* Strong dollar pressures oil, balancing Gustav support
* Gustav expected to enter the Gulf as major hurricane
* Focus on OPEC, Georgia tensions ahead of U.S. holiday
(Updates prices; changes dateline from LONDON)
NEW YORK, Aug 29 (Reuters) - Oil prices were nearly
unchanged by midday Friday as a stronger dollar balanced
concerns that Tropical Storm Gustav will impact U.S. offshore
oil and gas production.
Earlier, crude prices had flirted with $119 a barrel on
concerns that Gustav, which was poised to enter the Gulf of
Mexico over the weekend as a hurricane, would damage offshore
oil facilities in the gulf.
"The dollar is up and so we're seeing prices of crude move
down from the highs. Remember that in 2005, the market sold off
hard before (Hurricane) Katrina's arrival and then rallied
again when it hit," Tom Knight, a trader at Truman Arnold in
Texarkana, Texas, said.
U.S. crude <CLc1> was up 49 cents at $116.08 barrel by 1:43
p.m. EDT (1743 GMT), erasing Thursday's losses, which came
after authorities pledged to release emergency stockpiles if
Gustav disrupted U.S. oil output.
London Brent crude <LCOc1> rose 4 cents to $114.21 a
barrel.
Tropical Storm Gustav was forecast to strengthen into a
hurricane by Friday or Saturday as it neared the Gulf of
Mexico.
In anticipation, U.S. energy companies shut down production
and evacuated personnel in the gulf, home to 25 percent of U.S.

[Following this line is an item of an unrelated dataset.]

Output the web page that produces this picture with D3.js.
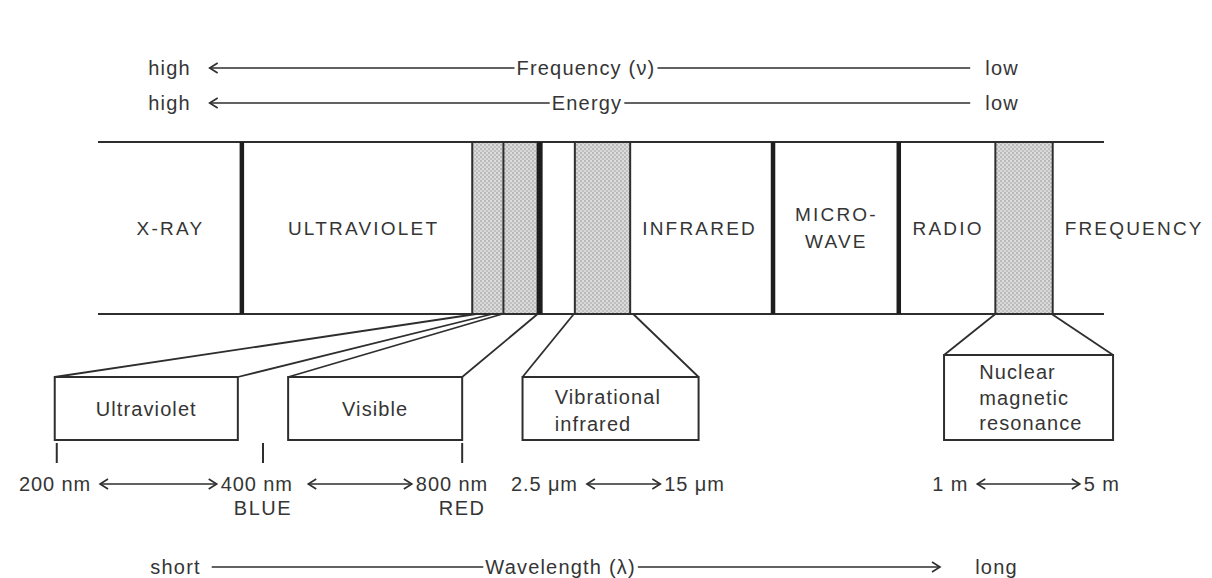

crude oil production and 15 percent of natural gas output
(For a graphic showing Gustav's trajectory, please click
on: https://customers.reuters.com/d/graphics/gustav.jpg)
On Friday, Gustav was about 85 miles west of Kingston,
Jamaica, packing winds near 65 miles per hour. When winds reach
74 mph, the storm will regain hurricane status.

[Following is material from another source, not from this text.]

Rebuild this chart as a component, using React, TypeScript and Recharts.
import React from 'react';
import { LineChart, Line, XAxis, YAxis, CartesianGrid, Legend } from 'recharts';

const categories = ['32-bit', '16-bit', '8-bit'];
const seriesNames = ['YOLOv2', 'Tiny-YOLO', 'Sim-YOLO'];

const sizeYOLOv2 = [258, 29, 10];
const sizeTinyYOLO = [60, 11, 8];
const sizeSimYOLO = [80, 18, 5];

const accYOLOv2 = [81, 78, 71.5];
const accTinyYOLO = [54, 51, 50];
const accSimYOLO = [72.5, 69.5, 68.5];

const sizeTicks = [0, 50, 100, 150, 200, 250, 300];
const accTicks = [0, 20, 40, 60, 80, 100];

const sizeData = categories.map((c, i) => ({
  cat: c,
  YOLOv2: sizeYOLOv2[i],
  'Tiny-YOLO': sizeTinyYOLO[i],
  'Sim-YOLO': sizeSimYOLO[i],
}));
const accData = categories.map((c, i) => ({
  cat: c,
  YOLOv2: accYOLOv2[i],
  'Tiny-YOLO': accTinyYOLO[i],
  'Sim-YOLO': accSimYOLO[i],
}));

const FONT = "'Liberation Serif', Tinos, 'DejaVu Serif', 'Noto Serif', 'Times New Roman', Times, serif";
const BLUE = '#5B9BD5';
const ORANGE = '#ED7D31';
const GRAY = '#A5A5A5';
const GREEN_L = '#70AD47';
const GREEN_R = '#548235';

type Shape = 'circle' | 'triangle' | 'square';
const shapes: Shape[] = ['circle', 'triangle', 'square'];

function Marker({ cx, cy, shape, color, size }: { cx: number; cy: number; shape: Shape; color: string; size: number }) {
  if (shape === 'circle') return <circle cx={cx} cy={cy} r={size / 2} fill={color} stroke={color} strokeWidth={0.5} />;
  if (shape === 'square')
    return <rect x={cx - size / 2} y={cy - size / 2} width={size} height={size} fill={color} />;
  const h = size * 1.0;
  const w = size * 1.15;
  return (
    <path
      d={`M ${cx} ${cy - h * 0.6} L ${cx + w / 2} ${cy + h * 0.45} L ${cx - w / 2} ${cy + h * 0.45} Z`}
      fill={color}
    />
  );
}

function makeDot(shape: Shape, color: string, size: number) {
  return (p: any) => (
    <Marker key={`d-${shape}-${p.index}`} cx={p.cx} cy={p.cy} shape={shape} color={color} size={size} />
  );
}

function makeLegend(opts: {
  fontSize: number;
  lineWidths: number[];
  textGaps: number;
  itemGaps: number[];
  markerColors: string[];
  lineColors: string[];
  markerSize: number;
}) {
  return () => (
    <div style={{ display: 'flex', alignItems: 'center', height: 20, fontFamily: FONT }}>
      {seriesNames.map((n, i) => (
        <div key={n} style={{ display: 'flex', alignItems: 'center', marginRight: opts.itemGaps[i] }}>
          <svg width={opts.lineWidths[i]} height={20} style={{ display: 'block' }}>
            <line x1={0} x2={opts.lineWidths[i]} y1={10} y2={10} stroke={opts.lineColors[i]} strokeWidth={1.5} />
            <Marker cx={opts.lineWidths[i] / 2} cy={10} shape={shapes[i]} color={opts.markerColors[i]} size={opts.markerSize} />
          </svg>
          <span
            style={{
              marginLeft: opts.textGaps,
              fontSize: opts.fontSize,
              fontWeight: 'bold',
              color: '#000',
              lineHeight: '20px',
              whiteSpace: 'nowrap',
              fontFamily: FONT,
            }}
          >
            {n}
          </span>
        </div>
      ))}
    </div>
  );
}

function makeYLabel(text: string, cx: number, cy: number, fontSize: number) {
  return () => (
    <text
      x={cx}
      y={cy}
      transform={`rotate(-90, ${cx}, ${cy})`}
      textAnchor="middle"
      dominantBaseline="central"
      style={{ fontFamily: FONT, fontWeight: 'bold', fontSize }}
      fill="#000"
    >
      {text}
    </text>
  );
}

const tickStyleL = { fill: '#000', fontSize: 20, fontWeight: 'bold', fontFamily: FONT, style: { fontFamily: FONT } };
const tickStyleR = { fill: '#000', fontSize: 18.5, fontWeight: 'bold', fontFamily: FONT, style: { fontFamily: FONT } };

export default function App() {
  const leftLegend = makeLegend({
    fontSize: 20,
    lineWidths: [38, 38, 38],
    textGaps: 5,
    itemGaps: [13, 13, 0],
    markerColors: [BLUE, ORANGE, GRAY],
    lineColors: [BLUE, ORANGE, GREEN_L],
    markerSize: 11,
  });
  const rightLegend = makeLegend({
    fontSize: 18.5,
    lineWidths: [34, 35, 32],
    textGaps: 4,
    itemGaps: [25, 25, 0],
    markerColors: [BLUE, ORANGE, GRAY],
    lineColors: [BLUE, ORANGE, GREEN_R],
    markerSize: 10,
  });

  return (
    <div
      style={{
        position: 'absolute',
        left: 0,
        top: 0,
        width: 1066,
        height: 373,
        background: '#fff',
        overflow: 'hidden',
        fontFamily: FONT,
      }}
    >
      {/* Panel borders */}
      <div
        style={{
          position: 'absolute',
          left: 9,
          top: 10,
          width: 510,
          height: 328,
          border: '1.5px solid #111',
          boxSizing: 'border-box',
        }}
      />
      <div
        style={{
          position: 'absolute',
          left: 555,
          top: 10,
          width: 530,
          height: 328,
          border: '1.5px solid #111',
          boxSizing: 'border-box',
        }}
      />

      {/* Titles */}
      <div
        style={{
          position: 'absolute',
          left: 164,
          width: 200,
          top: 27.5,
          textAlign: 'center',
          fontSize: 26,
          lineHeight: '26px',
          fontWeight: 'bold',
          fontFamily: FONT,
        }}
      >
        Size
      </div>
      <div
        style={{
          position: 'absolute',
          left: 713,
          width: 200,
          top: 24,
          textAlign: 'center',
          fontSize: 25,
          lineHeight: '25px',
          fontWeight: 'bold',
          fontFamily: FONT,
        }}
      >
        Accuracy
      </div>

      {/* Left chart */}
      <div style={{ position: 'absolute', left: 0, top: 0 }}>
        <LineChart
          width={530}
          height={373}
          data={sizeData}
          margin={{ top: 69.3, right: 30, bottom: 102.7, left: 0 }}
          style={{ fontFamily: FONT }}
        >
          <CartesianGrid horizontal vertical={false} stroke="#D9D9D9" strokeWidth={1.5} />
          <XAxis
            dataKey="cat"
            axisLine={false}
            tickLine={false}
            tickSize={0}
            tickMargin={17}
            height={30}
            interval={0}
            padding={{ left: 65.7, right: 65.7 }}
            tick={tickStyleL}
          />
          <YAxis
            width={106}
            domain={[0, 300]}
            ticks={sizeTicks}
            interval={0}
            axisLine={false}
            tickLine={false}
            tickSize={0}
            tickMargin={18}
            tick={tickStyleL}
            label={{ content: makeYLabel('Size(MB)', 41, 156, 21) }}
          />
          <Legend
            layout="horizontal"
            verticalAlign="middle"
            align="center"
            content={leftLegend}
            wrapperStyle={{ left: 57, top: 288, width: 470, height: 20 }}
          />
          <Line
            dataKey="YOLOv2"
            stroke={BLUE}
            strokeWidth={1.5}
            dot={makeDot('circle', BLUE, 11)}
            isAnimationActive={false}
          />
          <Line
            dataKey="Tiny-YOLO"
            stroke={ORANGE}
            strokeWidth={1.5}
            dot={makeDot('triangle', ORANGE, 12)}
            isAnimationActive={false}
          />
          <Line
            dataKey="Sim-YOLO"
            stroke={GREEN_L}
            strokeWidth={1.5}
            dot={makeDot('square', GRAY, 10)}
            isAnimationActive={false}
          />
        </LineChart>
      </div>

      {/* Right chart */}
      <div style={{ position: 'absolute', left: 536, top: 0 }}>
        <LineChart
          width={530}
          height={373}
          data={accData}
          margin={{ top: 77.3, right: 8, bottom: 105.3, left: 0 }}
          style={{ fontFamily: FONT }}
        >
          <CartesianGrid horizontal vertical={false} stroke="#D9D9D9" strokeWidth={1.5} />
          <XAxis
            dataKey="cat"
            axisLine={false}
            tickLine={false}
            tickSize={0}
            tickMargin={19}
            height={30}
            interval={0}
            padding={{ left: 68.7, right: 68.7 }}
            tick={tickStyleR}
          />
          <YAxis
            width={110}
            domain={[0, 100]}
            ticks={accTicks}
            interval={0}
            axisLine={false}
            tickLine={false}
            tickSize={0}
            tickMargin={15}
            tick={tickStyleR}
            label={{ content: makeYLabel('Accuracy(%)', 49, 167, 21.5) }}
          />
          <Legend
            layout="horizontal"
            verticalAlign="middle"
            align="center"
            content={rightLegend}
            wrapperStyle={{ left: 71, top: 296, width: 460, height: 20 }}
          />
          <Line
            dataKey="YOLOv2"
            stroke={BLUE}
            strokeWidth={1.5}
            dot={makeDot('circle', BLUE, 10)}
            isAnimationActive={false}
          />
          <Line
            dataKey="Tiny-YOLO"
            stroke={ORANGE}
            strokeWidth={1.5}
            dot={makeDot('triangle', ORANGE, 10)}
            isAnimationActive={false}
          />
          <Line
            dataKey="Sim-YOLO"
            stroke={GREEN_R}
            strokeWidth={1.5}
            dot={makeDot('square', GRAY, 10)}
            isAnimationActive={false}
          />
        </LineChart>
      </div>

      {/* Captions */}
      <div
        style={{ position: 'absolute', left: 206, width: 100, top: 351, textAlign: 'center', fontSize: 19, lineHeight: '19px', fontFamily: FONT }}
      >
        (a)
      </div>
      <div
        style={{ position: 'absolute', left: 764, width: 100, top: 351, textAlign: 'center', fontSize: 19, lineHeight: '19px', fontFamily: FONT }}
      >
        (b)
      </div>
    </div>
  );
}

Forecasts showed the storm moving through key oil and gas
producing areas of the Gulf of Mexico as a powerful Category 3
hurricane, with winds between 111 and 130 mph.
As Gustav churned through the Caribbean, another storm,
Tropical Storm Hanna, formed in the Atlantic Ocean, on a path
that could threaten the Bahamas and Florida, the U.S. National
Hurricane Center said. []
However, uncertainty about the impact of Gustav led to
volatility in electronic trading ahead of the U.S. Labor Day
holiday on Monday, when New York Mercantile Exchange floor
trading will be shut. Electronic trading on Globex will not be
affected.
"Right now, there is still uncertainty on where exactly
Gustav will hit, and so it is difficult to determine the damage
that the storm might bring," said Mark Waggoner, president of
Excel Futures in Huntington Beach, California.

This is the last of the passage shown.